Facebook, Twitter, etc. provide sources of communication, also new avenues for bullying, abuse
By Kim Walter -- firstname.lastname@example.org
FRONT ROYAL -- Facebook, Twitter, Myspace, email, texting; it's hard to remember the days when such words weren't part of our vocabulary. It seems even harder to feel connected to the world without using at least one of these media on a daily basis.
The Internet and social media networks are used all over the world for various reasons: communicating, reconnecting, networking, to name a few. The Internet also proves to be a good source for educational purposes, as well as support and resources for those in need.
However, with the rise in popularity of social media has come a rise in the number of people who abuse it.
Melissa DeDomenico-Payne knows first-hand the positives and negatives that come from the Internet. She is the executive director at Harmony Place in Front Royal, which offers assistance to those experiencing sexual abuse and domestic violence.
When a new volunteer or worker joins Harmony Place, they are given a training manual along with a large packet on how technology can be used against people.
"We see plenty of cases where technology is used to harass," she said.
DeDomenico-Payne gave an example of a case in which a woman had been videotaped while being sexually abused. The woman recently went to court over it, years after the incident, but the video remains out in cyberspace.
"Imagine something terrible happening to you and knowing that it's available to anyone, forever," she added.
Facebook seems to be a place where people aren't being cautious enough, she said.
Recently, DeDomenico-Payne saw a video that showed a variety of people walking into a house. The point was to compare inviting strangers into your home to "friending" strangers on Facebook.
"Essentially, that's what you're doing. You're letting the world into your life," she said.
DeDomenico-Payne recognizes that the Internet can be a great help to those who come to Harmony Place, and to people suffering from things like depression, threats or unhealthy relationships. Websites and blogs can offer easily accessible support groups, hotlines or other helpful resources. However, if a victim visits their website or sends them an email, she always tell the person to clear their browsing history, as a partner or abuser could find that information and makes situations worse.
"The Internet is a mechanism; it's the people behind the computer that you need to watch out for," she said.
She advises to make sure you know who you're "friending" on Facebook, and check privacy settings to limit the number of people able to see your status and pictures.
Harmony Place also provides children's services, and DeDomenico-Payne thinks that to keep youths from getting into risky situations, it's important to provide them with a healthy home life.

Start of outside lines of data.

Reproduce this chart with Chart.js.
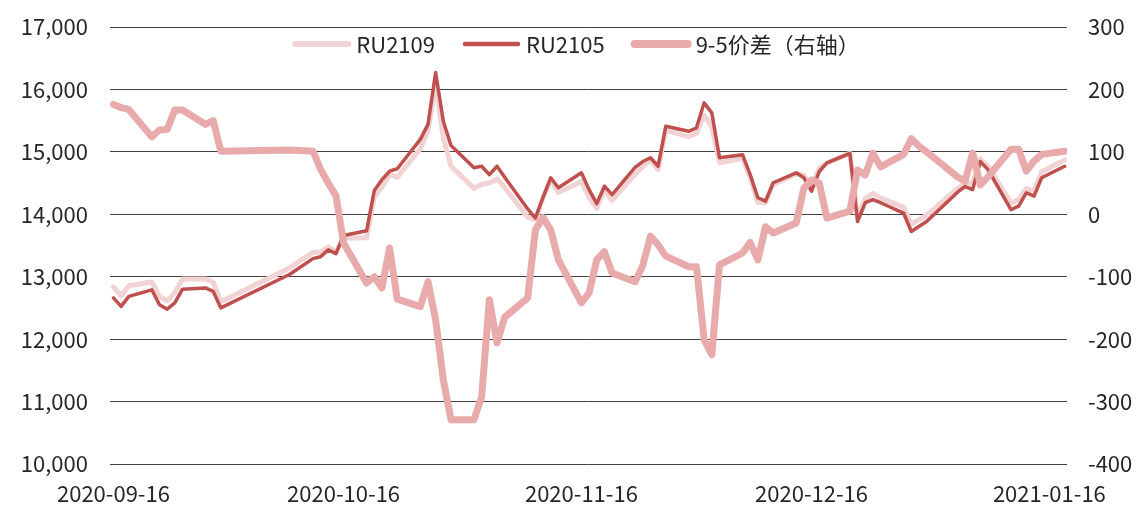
<!DOCTYPE html>
<html>
<head>
<meta charset="utf-8">
<script src="https://cdn.jsdelivr.net/npm/chart.js@4.4.0/dist/chart.umd.min.js"></script>
<style>
  html, body { margin: 0; padding: 0; background: #fff; }
</style>
</head>
<body>
<canvas id="chart" width="1144" height="506"></canvas>
<script>
const dates = [
  '2020-09-16','2020-09-17','2020-09-18','2020-09-21','2020-09-22','2020-09-23','2020-09-24','2020-09-25','2020-09-28','2020-09-29','2020-09-30',
  '2020-10-09','2020-10-12','2020-10-13','2020-10-14','2020-10-15','2020-10-16','2020-10-19','2020-10-20','2020-10-21','2020-10-22','2020-10-23','2020-10-26','2020-10-27','2020-10-28','2020-10-29','2020-10-30',
  '2020-11-02','2020-11-03','2020-11-04','2020-11-05','2020-11-06','2020-11-09','2020-11-10','2020-11-11','2020-11-12','2020-11-13','2020-11-16','2020-11-17','2020-11-18','2020-11-19','2020-11-20','2020-11-23','2020-11-24','2020-11-25','2020-11-26','2020-11-27','2020-11-30',
  '2020-12-01','2020-12-02','2020-12-03','2020-12-04','2020-12-07','2020-12-08','2020-12-09','2020-12-10','2020-12-11','2020-12-14','2020-12-15','2020-12-16','2020-12-17','2020-12-18','2020-12-21','2020-12-22','2020-12-23','2020-12-24','2020-12-25','2020-12-28','2020-12-29','2020-12-30','2020-12-31',
  '2021-01-04','2021-01-05','2021-01-06','2021-01-07','2021-01-08','2021-01-11','2021-01-12','2021-01-13','2021-01-14','2021-01-15','2021-01-18'
];

const ru2109 = [
  12835,12695,12855,12915,12685,12615,12745,12965,12965,12915,12600,
  13145,13390,13390,13480,13400,13615,13625,14280,14435,14635,14595,15050,15330,16100,15225,14770,
  14415,14480,14500,14565,14430,13950,13915,14265,14560,14350,14525,14270,14095,14390,14220,14640,14765,14870,14720,15345,15245,
  15300,15585,15400,14825,14895,14590,14190,14190,14475,14650,14625,14425,14735,14820,14980,13955,14250,14335,14260,14115,13845,13915,13985,
  14410,14500,14495,14890,14775,14180,14235,14415,14375,14680,14870
];

const ru2105 = [
  12660,12525,12685,12790,12550,12480,12580,12800,12820,12765,12500,
  13040,13290,13320,13430,13370,13660,13735,14380,14555,14690,14730,15200,15440,16270,15490,15100,
  14745,14770,14635,14770,14595,14085,13940,14270,14585,14425,14665,14395,14170,14450,14315,14750,14845,14905,14770,15410,15330,
  15385,15785,15625,14905,14955,14635,14265,14210,14505,14665,14585,14370,14685,14825,14975,13885,14185,14235,14185,14020,13725,13805,13885,
  14350,14445,14395,14845,14715,14075,14130,14345,14290,14585,14770
];

// 9-5价差, right axis
const spread = [
  176,171,168,124,135,136,167,167,144,150,101,
  103,101,72,50,30,-46,-110,-100,-118,-54,-136,-148,-108,-169,-265,-329,
  -329,-292,-137,-206,-165,-134,-25,-5,-25,-73,-142,-126,-73,-60,-94,-108,-82,-35,-49,-67,-84,
  -84,-201,-225,-81,-62,-45,-73,-20,-30,-14,42,55,50,-6,5,71,63,98,76,96,121,109,100,
  60,53,98,47,60,104,104,69,85,96,101
];

const tickDates = ['2020-09-16','2020-10-16','2020-11-16','2020-12-16','2021-01-16'];

const DAY = 86400000;
const t0 = Date.parse(dates[0]);
const toDay = s => Math.round((Date.parse(s) - t0) / DAY);
const fromDay = d => new Date(t0 + d * DAY).toISOString().slice(0, 10);
const pts = arr => arr.map((v, i) => ({ x: toDay(dates[i]), y: v }));

const FONT = '"Noto Sans CJK SC", "Noto Sans", sans-serif';
const TEXT = '#262626';

// one-row legend drawn inside the plot area, under the top gridline
const insideLegend = {
  id: 'insideLegend',
  afterDraw(chart) {
    const { ctx, chartArea } = chart;
    const sets = chart.data.datasets;
    const lineLen = 53, gapText = 8, gapItem = 30;
    ctx.save();
    ctx.font = `22px ${FONT}`;
    ctx.textBaseline = 'middle';
    const widths = sets.map(ds => lineLen + gapText + ctx.measureText(ds.label).width);
    const total = widths.reduce((a, b) => a + b, 0) + gapItem * (sets.length - 1);
    let x = (chartArea.left + chartArea.right) / 2 - 11 - total / 2;
    const y = chartArea.top + 17;
    sets.forEach((ds, i) => {
      ctx.strokeStyle = ds.borderColor;
      ctx.lineWidth = ds.legendWidth;
      ctx.lineCap = 'round';
      ctx.beginPath();
      ctx.moveTo(x, y);
      ctx.lineTo(x + lineLen, y);
      ctx.stroke();
      ctx.fillStyle = TEXT;
      ctx.fillText(ds.label, x + lineLen + gapText, y + 1);
      x += widths[i] + gapItem;
    });
    ctx.restore();
  }
};

// fixed axis sizes so the plot box lands where the original has it
const fixY = w => scale => {
  scale.width = w;
  scale.paddingTop = 0;
  scale.paddingBottom = 0;
};

new Chart(document.getElementById('chart'), {
  type: 'line',
  data: {
    datasets: [
      {
        label: 'RU2109',
        data: pts(ru2109),
        yAxisID: 'y',
        borderColor: '#F2D3D3',
        borderWidth: 5,
        legendWidth: 6,
        order: 2
      },
      {
        label: 'RU2105',
        data: pts(ru2105),
        yAxisID: 'y',
        borderColor: '#C0504D',
        borderWidth: 3.5,
        legendWidth: 4.5,
        order: 1
      },
      {
        label: '9-5价差（右轴）',
        data: pts(spread),
        yAxisID: 'y1',
        borderColor: '#E8AAAA',
        borderWidth: 7,
        legendWidth: 8,
        order: 0
      }
    ]
  },
  options: {
    responsive: false,
    animation: false,
    devicePixelRatio: 1,
    layout: { padding: { top: 27, left: 0, right: 0, bottom: 0 } },
    elements: {
      point: { radius: 0 },
      line: { tension: 0, borderCapStyle: 'round', borderJoinStyle: 'round' }
    },
    plugins: {
      tooltip: { enabled: false },
      legend: { display: false }
    },
    scales: {
      x: {
        type: 'linear',
        min: -0.45,
        max: 124.3,
        afterBuildTicks: scale => {
          scale.ticks = tickDates.map(s => ({ value: toDay(s) }));
        },
        afterFit: scale => { scale.height = 42; },
        grid: { display: false },
        border: { display: false },
        ticks: {
          autoSkip: false,
          maxRotation: 0,
          padding: 8,
          color: TEXT,
          font: { family: FONT, size: 22 },
          callback: v => fromDay(v)
        }
      },
      y: {
        position: 'left',
        min: 10000,
        max: 17000,
        afterFit: fixY(110),
        grid: { color: '#404040', lineWidth: 1, drawTicks: false },
        border: { display: false },
        ticks: {
          stepSize: 1000,
          padding: 22,
          color: TEXT,
          font: { family: FONT, size: 22 },
          callback: v => v.toLocaleString('en-US')
        }
      },
      y1: {
        position: 'right',
        min: -400,
        max: 300,
        afterFit: fixY(77),
        grid: { display: false, drawTicks: false },
        border: { display: false },
        ticks: {
          stepSize: 100,
          padding: 21,
          color: TEXT,
          font: { family: FONT, size: 22 }
        }
      }
    }
  },
  plugins: [insideLegend]
});
</script>
</body>
</html>
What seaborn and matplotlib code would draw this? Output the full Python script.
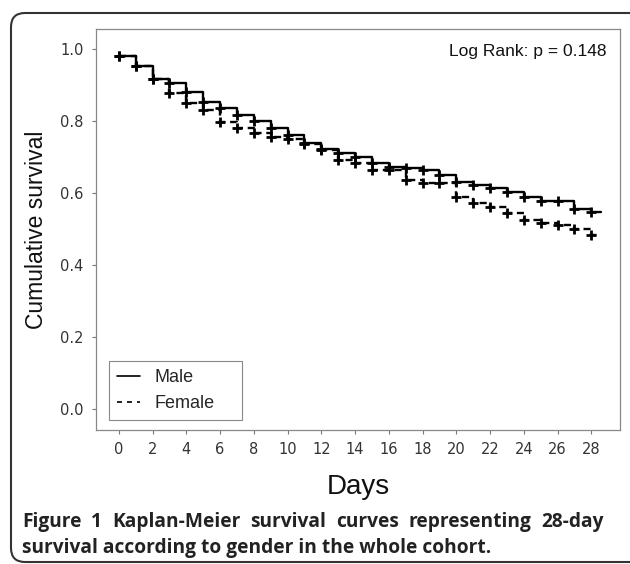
import pandas as pd
import matplotlib
matplotlib.use("Agg")
import matplotlib.pyplot as plt
import seaborn as sns
from matplotlib.lines import Line2D
from matplotlib.patches import FancyBboxPatch

# Kaplan-Meier estimates, one value per day (0..28)
days = list(range(29))
male_surv = [0.981, 0.953, 0.917, 0.906, 0.881, 0.853, 0.836, 0.817, 0.800, 0.781,
             0.761, 0.739, 0.722, 0.711, 0.700, 0.683, 0.672, 0.669, 0.664, 0.650,
             0.631, 0.622, 0.614, 0.603, 0.589, 0.578, 0.578, 0.556, 0.547]
female_surv = [0.981, 0.953, 0.917, 0.878, 0.850, 0.831, 0.797, 0.781, 0.767, 0.756,
               0.750, 0.737, 0.720, 0.692, 0.683, 0.664, 0.664, 0.636, 0.628, 0.628,
               0.589, 0.572, 0.561, 0.544, 0.525, 0.517, 0.511, 0.500, 0.483]
end_day = 28.6
groups = ["Male", "Female"]
x_ticks = list(range(0, 29, 2))
y_ticks = [0.0, 0.2, 0.4, 0.6, 0.8, 1.0]
log_rank_text = "Log Rank: p = 0.148"
caption_1 = "Figure 1 Kaplan-Meier survival curves representing 28-day"
caption_2 = "survival according to gender in the whole cohort."

sns.set_theme(style="white")
plt.rcParams["font.family"] = ["Liberation Sans", "DejaVu Sans"]

# long table for seaborn, last value held until end of follow-up
rows = []
for sex, surv in zip(groups, [male_surv, female_surv]):
    for d, s in zip(days + [end_day], surv + [surv[-1]]):
        rows.append({"day": d, "survival": s, "sex": sex})
df = pd.DataFrame(rows)
marks = df[df["day"] != end_day]

fig = plt.figure(figsize=(6.3, 5.64), dpi=100)
ax = fig.add_axes([96 / 630, 1 - 430 / 564, 524 / 630, 401 / 564])

sns.lineplot(data=df, x="day", y="survival", style="sex", style_order=groups,
             dashes={"Male": "", "Female": (3, 2)}, color="black", linewidth=1.7,
             drawstyle="steps-post", estimator=None, legend=False, ax=ax)
sns.scatterplot(data=marks, x="day", y="survival", marker="+", s=50,
                color="black", linewidth=2.0, legend=False, ax=ax)

ax.set_xlim(-1.35, 29.7)
ax.set_ylim(-0.058, 1.056)
ax.set_xticks(x_ticks)
ax.set_yticks(y_ticks)
ax.set_yticklabels([f"{v:.1f}" for v in y_ticks])
ax.tick_params(axis="both", direction="out", length=3, width=0.8, color="#777",
               labelsize=10.5, labelcolor="#333", pad=6, left=True, bottom=True)
for lab in ax.get_xticklabels() + ax.get_yticklabels():
    lab.set_family("DejaVu Sans")
for sp in ax.spines.values():
    sp.set_visible(True)
    sp.set_color("#888")
    sp.set_linewidth(0.9)

ax.set_ylabel("Cumulative survival", fontsize=16.5, color="#111", labelpad=9)
ax.set_xlabel("Days", fontsize=20, color="#111", labelpad=12)

ax.text(0.975, 0.945, log_rank_text, transform=ax.transAxes, ha="right",
        va="center", fontsize=12.5, color="#111")

handles = [Line2D([], [], color="black", lw=1.2, ls="-"),
           Line2D([], [], color="black", lw=1.2, ls=(0, (3, 3)))]
leg = ax.legend(handles, groups, loc="lower left",
                bbox_to_anchor=(0.025, 0.025, 0.254, 0.15), mode="expand",
                borderaxespad=0, fancybox=False, edgecolor="#888", framealpha=1,
                fontsize=13, handlelength=1.25, handletextpad=0.8,
                borderpad=0.45, labelspacing=0.5)
leg.get_frame().set_linewidth(0.8)

# rounded outer frame of the figure panel
frame = FancyBboxPatch((11, 2), 640, 549, boxstyle="round,pad=0,rounding_size=14",
                       transform=None, fill=False, ec="#333", lw=1.5)
fig.add_artist(frame)

cap_kw = dict(ha="left", va="center", fontsize=13.8, fontweight="bold",
              family="Open Sans", color="#222")

# first caption line is justified between the panel margins
words = caption_1.split()
texts = [fig.text(0, 1 - 522 / 564, w, **cap_kw) for w in words]
fig.canvas.draw()
renderer = fig.canvas.get_renderer()
widths = [t.get_window_extent(renderer).width for t in texts]
gap = (604 - 22 - sum(widths)) / (len(words) - 1)
x = 22
for t, w in zip(texts, widths):
    t.set_x(x / 630)
    x += w + gap

fig.text(22 / 630, 1 - 548 / 564, caption_2, **cap_kw)

fig.savefig("out.png", dpi=100)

If youths don't receive attention or support at home, then they will look elsewhere, and can often find it via the Internet, she said.
Before working at Harmony Place, DeDomenico-Payne worked for the National Center for Missing and Exploited Children.
"Parents need to monitor their kids and keep lines of communication as open as possible," she added.
Warren County Lt. Kahle Magalis said the Sheriff's Office is currently working on a case regarding online threats and harassment. The agency has had several others involving social media, including three or four predator cases in the past two years.
"These cases are coming from adults and children alike," he said. He added that the issues aren't just originating on Facebook and Myspace anymore, but have started to invade online gaming devices like Xbox Live.
"Just because you live in a small town doesn't mean you're immune to these types of crimes," Magalis said. "It's a worldwide venue."
Property crimes are also related to the use of social media, he said. Magalis warns those preparing for a vacation to not post a destination or length of travel time until after their return home, as a criminal could use that information.
DeDomenico-Payne questions if society is prepared for the dilemmas that come from technology.
"All it takes is copy, paste and send," she said. "Information isn't just flat there on your screen."
After working at the Sheriff's Office for more than 10 years, Magalis knows that the Internet has helped him do his job solving crimes in more than one instance. He said that real-time information is beneficial, but it's not always that easy to use.
"To put it bluntly, people can get you coming and going on the Internet," he said. "But, common sense usually wins the day."